> **INFORMATION PROVIDED**:
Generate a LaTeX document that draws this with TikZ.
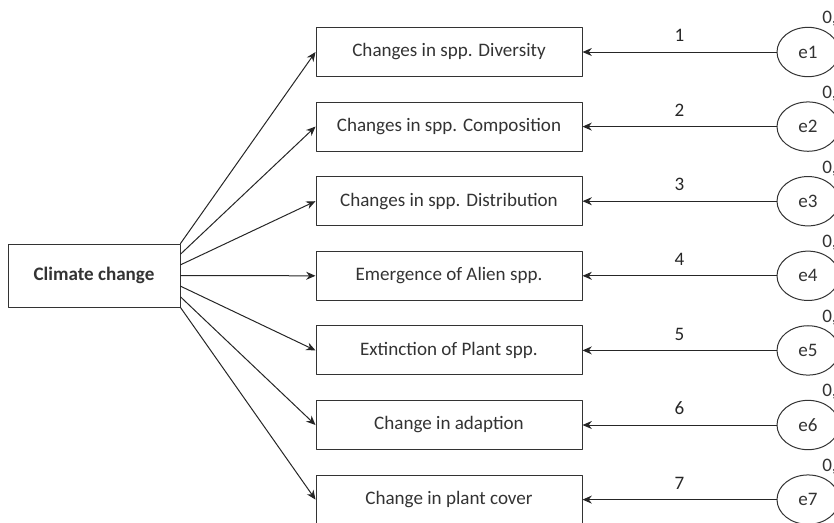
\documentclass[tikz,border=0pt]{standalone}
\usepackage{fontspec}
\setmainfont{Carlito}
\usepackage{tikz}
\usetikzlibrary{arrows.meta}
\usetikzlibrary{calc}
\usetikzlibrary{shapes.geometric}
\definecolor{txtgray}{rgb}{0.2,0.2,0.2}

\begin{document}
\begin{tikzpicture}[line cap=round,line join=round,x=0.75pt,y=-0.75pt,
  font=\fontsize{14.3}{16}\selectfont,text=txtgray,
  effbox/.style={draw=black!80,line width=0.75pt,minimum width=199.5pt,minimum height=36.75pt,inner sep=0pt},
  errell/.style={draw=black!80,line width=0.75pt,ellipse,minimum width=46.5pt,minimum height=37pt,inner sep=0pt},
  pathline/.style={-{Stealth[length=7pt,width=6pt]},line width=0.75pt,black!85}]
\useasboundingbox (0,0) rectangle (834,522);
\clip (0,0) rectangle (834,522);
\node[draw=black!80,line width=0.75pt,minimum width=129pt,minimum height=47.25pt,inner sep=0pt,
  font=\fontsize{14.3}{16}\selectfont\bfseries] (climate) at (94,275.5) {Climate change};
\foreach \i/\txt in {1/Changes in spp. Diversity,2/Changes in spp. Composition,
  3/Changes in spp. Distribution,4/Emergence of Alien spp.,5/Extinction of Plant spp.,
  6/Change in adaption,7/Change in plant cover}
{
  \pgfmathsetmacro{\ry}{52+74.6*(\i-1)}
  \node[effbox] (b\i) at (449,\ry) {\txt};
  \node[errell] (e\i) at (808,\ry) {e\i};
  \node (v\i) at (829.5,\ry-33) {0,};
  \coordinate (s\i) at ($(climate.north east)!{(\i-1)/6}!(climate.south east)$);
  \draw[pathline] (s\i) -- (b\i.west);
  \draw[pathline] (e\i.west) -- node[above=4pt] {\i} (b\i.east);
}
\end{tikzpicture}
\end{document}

> **PROBLEM**:
Give the data above again in full and unchanged, skipping the pictures.

> **FINISHED EXERCISE**:
Generate a LaTeX document that draws this with TikZ.
\documentclass[tikz,border=0pt]{standalone}
\usepackage{fontspec}
\setmainfont{Carlito}
\usepackage{tikz}
\usetikzlibrary{arrows.meta}
\usetikzlibrary{calc}
\usetikzlibrary{shapes.geometric}
\definecolor{txtgray}{rgb}{0.2,0.2,0.2}

\begin{document}
\begin{tikzpicture}[line cap=round,line join=round,x=0.75pt,y=-0.75pt,
  font=\fontsize{14.3}{16}\selectfont,text=txtgray,
  effbox/.style={draw=black!80,line width=0.75pt,minimum width=199.5pt,minimum height=36.75pt,inner sep=0pt},
  errell/.style={draw=black!80,line width=0.75pt,ellipse,minimum width=46.5pt,minimum height=37pt,inner sep=0pt},
  pathline/.style={-{Stealth[length=7pt,width=6pt]},line width=0.75pt,black!85}]
\useasboundingbox (0,0) rectangle (834,522);
\clip (0,0) rectangle (834,522);
\node[draw=black!80,line width=0.75pt,minimum width=129pt,minimum height=47.25pt,inner sep=0pt,
  font=\fontsize{14.3}{16}\selectfont\bfseries] (climate) at (94,275.5) {Climate change};
\foreach \i/\txt in {1/Changes in spp. Diversity,2/Changes in spp. Composition,
  3/Changes in spp. Distribution,4/Emergence of Alien spp.,5/Extinction of Plant spp.,
  6/Change in adaption,7/Change in plant cover}
{
  \pgfmathsetmacro{\ry}{52+74.6*(\i-1)}
  \node[effbox] (b\i) at (449,\ry) {\txt};
  \node[errell] (e\i) at (808,\ry) {e\i};
  \node (v\i) at (829.5,\ry-33) {0,};
  \coordinate (s\i) at ($(climate.north east)!{(\i-1)/6}!(climate.south east)$);
  \draw[pathline] (s\i) -- (b\i.west);
  \draw[pathline] (e\i.west) -- node[above=4pt] {\i} (b\i.east);
}
\end{tikzpicture}
\end{document}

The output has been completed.